While a section of Jet’s total workforce comprising 230-250 employees will see their pay cut by up to 50%, some will be placed on leave without pay until further notice from 1 December, a person familiar with the matter said on the condition of anonymity.
The Kalrock-Jalan consortium, which won a bid to take over the cash-strapped carrier, said it is awaiting a formal handover of Jet Airways as per the process laid down by the National Company Law Tribunal (NCLT). However, “the longer-than-expected time for the same may result in some difficult but necessary near-term decisions to manage our cash flows to secure the future while the airline is still not in our possession,” it said in a statement.

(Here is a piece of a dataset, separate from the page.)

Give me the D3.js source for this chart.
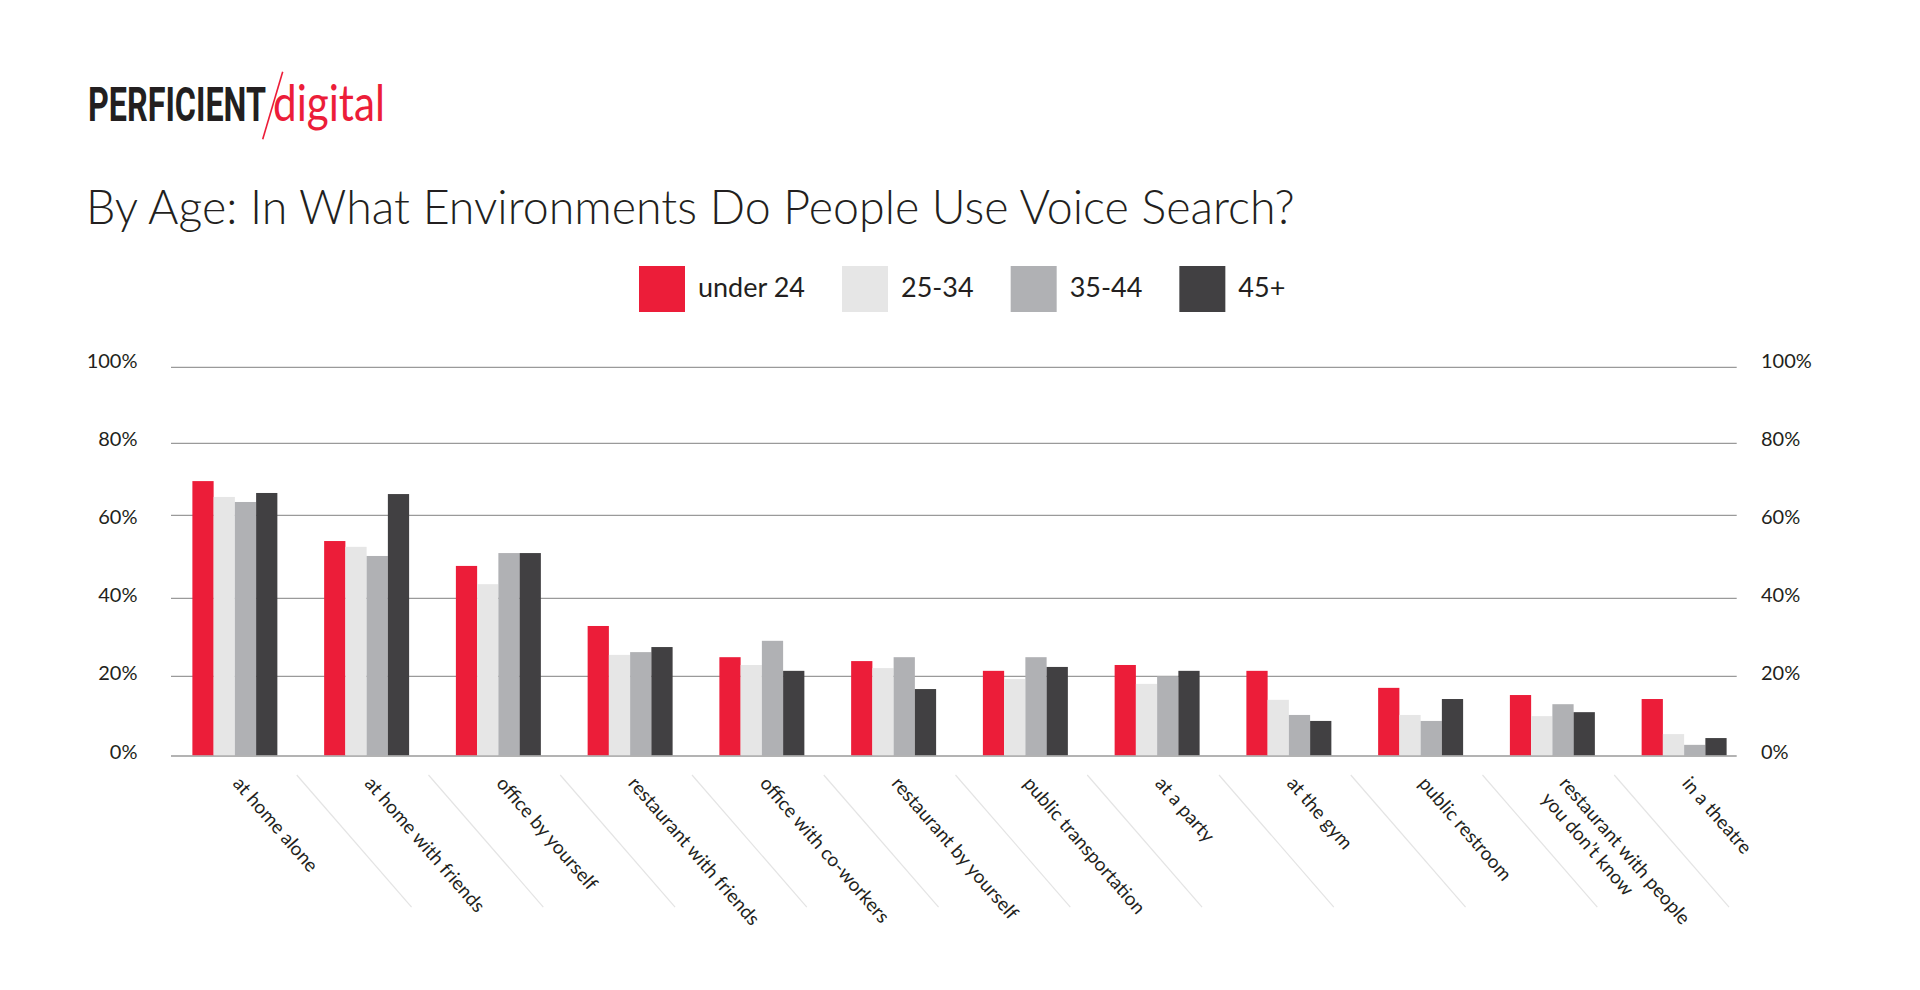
<!DOCTYPE html>
<html>
<head>
<meta charset="utf-8">
<script src="https://cdn.jsdelivr.net/npm/d3@7"></script>
<style>
  html, body { margin: 0; padding: 0; background: #ffffff; }
  svg { display: block; }
</style>
</head>
<body>
<script>
// ---- data ----
const categories = [
  "at home alone", "at home with friends", "office by yourself",
  "restaurant with friends", "office with co-workers", "restaurant by yourself",
  "public transportation", "at a party", "at the gym", "public restroom",
  "restaurant with people\nyou don’t know", "in a theatre"
];
const seriesNames = ["under 24", "25-34", "35-44", "45+"];
const under24   = [69.5, 53.8, 47.8, 32.9, 24.9, 23.9, 21.4, 22.9, 21.4, 17.1, 15.3, 14.3];
const age25to34 = [65.1, 52.4, 43.4, 25.5, 22.9, 22.1, 19.3, 18.1, 14.1, 10.3, 10.0, 5.5];
const age35to44 = [63.7, 50.2, 50.9, 26.2, 29.1, 24.9, 24.9, 20.0, 10.3, 8.8, 13.0, 2.8];
const age45plus = [66.2, 65.9, 50.9, 27.5, 21.4, 16.8, 22.4, 21.4, 8.8, 14.3, 11.0, 4.5];
const yTicks = [0, 20, 40, 60, 80, 100];
const yTickLabels = ["0%", "20%", "40%", "60%", "80%", "100%"];
const titleText = "By Age: In What Environments Do People Use Voice Search?";
const seriesColors = ["#ec1d39", "#e6e6e6", "#b0b1b4", "#414042"];

const seriesValues = [under24, age25to34, age35to44, age45plus];
const rows = categories.map((c, i) => ({ cat: c, values: seriesValues.map((s, k) => ({ key: seriesNames[k], v: s[i] })) }));

// ---- layout ----
const W = 1920, H = 990;
const textColor = "#231f20";
const svg = d3.select("body").append("svg").attr("width", W).attr("height", H);

const x0 = d3.scaleBand().domain(categories).range([169, 1750]).paddingInner(0.355).paddingOuter(0.1775);
const x1 = d3.scaleBand().domain(seriesNames).range([0, x0.bandwidth()]);
// gridlines in the source are not evenly spaced; follow them with a polylinear scale
const y = d3.scaleLinear().domain(yTicks).range([756, 676.3, 598.3, 515.3, 443.3, 367.3]);
const yLabel = d3.scaleLinear().domain([0, 100]).range([758.5, 367.5]);
const color = d3.scaleOrdinal().domain(seriesNames).range(seriesColors);

// ---- logo ----
const logo = svg.append("g");
function fitText(txt, x, yb, width, attrs) {
  const t = logo.append("text").attr("x", 0).attr("y", 0).text(txt);
  Object.entries(attrs).forEach(([k, v]) => t.attr(k, v));
  const w = t.node().getComputedTextLength();
  t.attr("transform", `translate(${x},${yb}) scale(${width / w},1)`);
  return t;
}
fitText("PERFICIENT", 88, 121, 178, {
  "font-family": "'Liberation Sans Narrow', 'Roboto', sans-serif",
  "font-weight": 700, "font-size": 48, "fill": textColor
});
fitText("digital", 273, 121, 112, {
  "font-family": "Lato, sans-serif", "font-weight": 400, "font-size": 50, "fill": seriesColors[0]
});
logo.append("line").attr("x1", 282.7).attr("y1", 71.7).attr("x2", 262.7).attr("y2", 139.3)
  .attr("stroke", seriesColors[0]).attr("stroke-width", 1.6);

// ---- title ----
const title = svg.append("text").attr("x", 86).attr("y", 224)
  .attr("font-family", "Lato, sans-serif").attr("font-weight", 300).attr("font-size", 44)
  .attr("fill", textColor).text(titleText);
const tw = title.node().getComputedTextLength();
title.attr("font-size", 44 * 1209 / tw);

// ---- legend ----
const legend = svg.append("g");
let lx = 639;
seriesNames.forEach((name, k) => {
  legend.append("rect").attr("x", lx).attr("y", 266).attr("width", 46).attr("height", 46)
    .attr("fill", color(name));
  const t = legend.append("text").attr("x", lx + 59).attr("y", 297)
    .attr("font-family", "Lato, sans-serif").attr("font-weight", 400).attr("font-size", 27)
    .attr("fill", textColor).text(name);
  lx += 59 + t.node().getComputedTextLength() + 37;
});

// ---- gridlines ----
const grid = svg.append("g");
grid.selectAll("line").data(yTicks).join("line")
  .attr("x1", 171).attr("x2", 1736.7)
  .attr("y1", d => y(d)).attr("y2", d => y(d))
  .attr("stroke", "#9a9a9a").attr("stroke-width", 1.3);

// axis labels left / right
const labG = svg.append("g").attr("font-family", "Lato, sans-serif").attr("font-size", 20).attr("fill", textColor);
labG.selectAll("text.l").data(yTicks).join("text").attr("class", "l")
  .attr("x", 137.5).attr("y", d => yLabel(d)).attr("text-anchor", "end")
  .text((d, i) => yTickLabels[i]);
labG.selectAll("text.r").data(yTicks).join("text").attr("class", "r")
  .attr("x", 1761).attr("y", d => yLabel(d)).attr("text-anchor", "start")
  .text((d, i) => yTickLabels[i]);

// ---- bars ----
const groups = svg.append("g").selectAll("g").data(rows).join("g")
  .attr("transform", d => `translate(${x0(d.cat)},0)`);
groups.selectAll("rect").data(d => d.values).join("rect")
  .attr("x", d => x1(d.key)).attr("width", x1.bandwidth())
  .attr("y", d => y(d.v)).attr("height", d => y(0) - 0.8 - y(d.v))
  .attr("fill", d => color(d.key));

// ---- category separators ----
const ang = 49 * Math.PI / 180;
const sepLen = 175;
const step = x0.step();
const sepG = svg.append("g");
sepG.selectAll("line").data(categories.slice(0, -1)).join("line")
  .attr("x1", d => x0(d) + x0.bandwidth() + (step - x0.bandwidth()) / 2 - 4)
  .attr("y1", 775)
  .attr("x2", d => x0(d) + x0.bandwidth() + (step - x0.bandwidth()) / 2 - 4 + sepLen * Math.cos(ang))
  .attr("y2", 775 + sepLen * Math.sin(ang))
  .attr("stroke", "#e4e4e4").attr("stroke-width", 1.2);

// ---- category labels ----
const catG = svg.append("g").attr("font-family", "Lato, sans-serif").attr("font-size", 19).attr("fill", textColor);
categories.forEach(c => {
  const lines = c.split("\n");
  const ax = x0(c) + x0.bandwidth() / 2 - 3 + (lines.length - 1) * 9;
  const t = catG.append("text")
    .attr("transform", `translate(${ax},784) rotate(49)`);
  lines.forEach((ln, k) => {
    t.append("tspan").attr("x", 0).attr("dy", k === 0 ? 0 : "1.25em").text(ln);
  });
});
</script>
</body>
</html>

“For now, this will include some temporary tightening of the payroll. In terms of employees, two-thirds of staff will not be impacted at all. Of the remaining one-third, most will be on temporary pay reduction. Only a small portion of the total strength or around 10% will be on temporary leave without pay,” said Sanjiv Kapoor, chief executive for Jet Airways. Kapoor didn’t say till when the new measures will remain in force.
In June 2021, the NCLT approved the resolution plan submitted by Kalrock Capital and UAE-based businessman Murarilal Jalan for the revival of Jet Airways, which has remained grounded since April 2019.
With the bankruptcy court’s approval, the consortium was able to revalidate the airline’s Air Operator Certificate (AOC) on 20 May 2022, and so far, it has deposited ₹150 crore with Jet’s lenders. The consortium reiterated that it will invest further, “only after next steps of NCLT are fulfilled in terms of handover of the company.”
As per a recent order by appellate tribunal NCLAT, the consortium has also been asked to clear pending provident fund and gratuity dues of Jet’s staff. The calculation has been to done until the date of insolvency commencement i.e. 20 June, 2019, which is expected to be about ₹250 crore. The consortium has not confirmed so far whether it will make this payment while tensions between the lenders and consortium have risen, Mint reported earlier.
The scrutiny of the consortium by the lenders has further grown after investigations and raids against Kalrock Partners promoter Florian Fritsch in Liechtenstein, Switzerland and Austria. While charges are yet to be filed in the case, the probe was done on suspicion of aggravated fraud, breach of trust and money laundering.
Once India’s largest private airline, Jet Airways suspended operations on 17 April, 2019. As of January 2018, the airline had a domestic market share of 16.6%, second-largest after IndiGo. The new owners of Jet Airways reiterated that they are committed to the airline’s revival and have not breached any term of the resolution plan.
The consortium has planned a “modern full-service business model” for Jet Airways 2.0. The airline’s current staff strength comprises as much as 60% of employees from its previous workforce.
The Kalrock-Jalan consortium has also prepared letters of intent for aircraft, engines, IT systems, ground handling services, catering, call centre, and all of the other services required to run an airline, said Kapoor.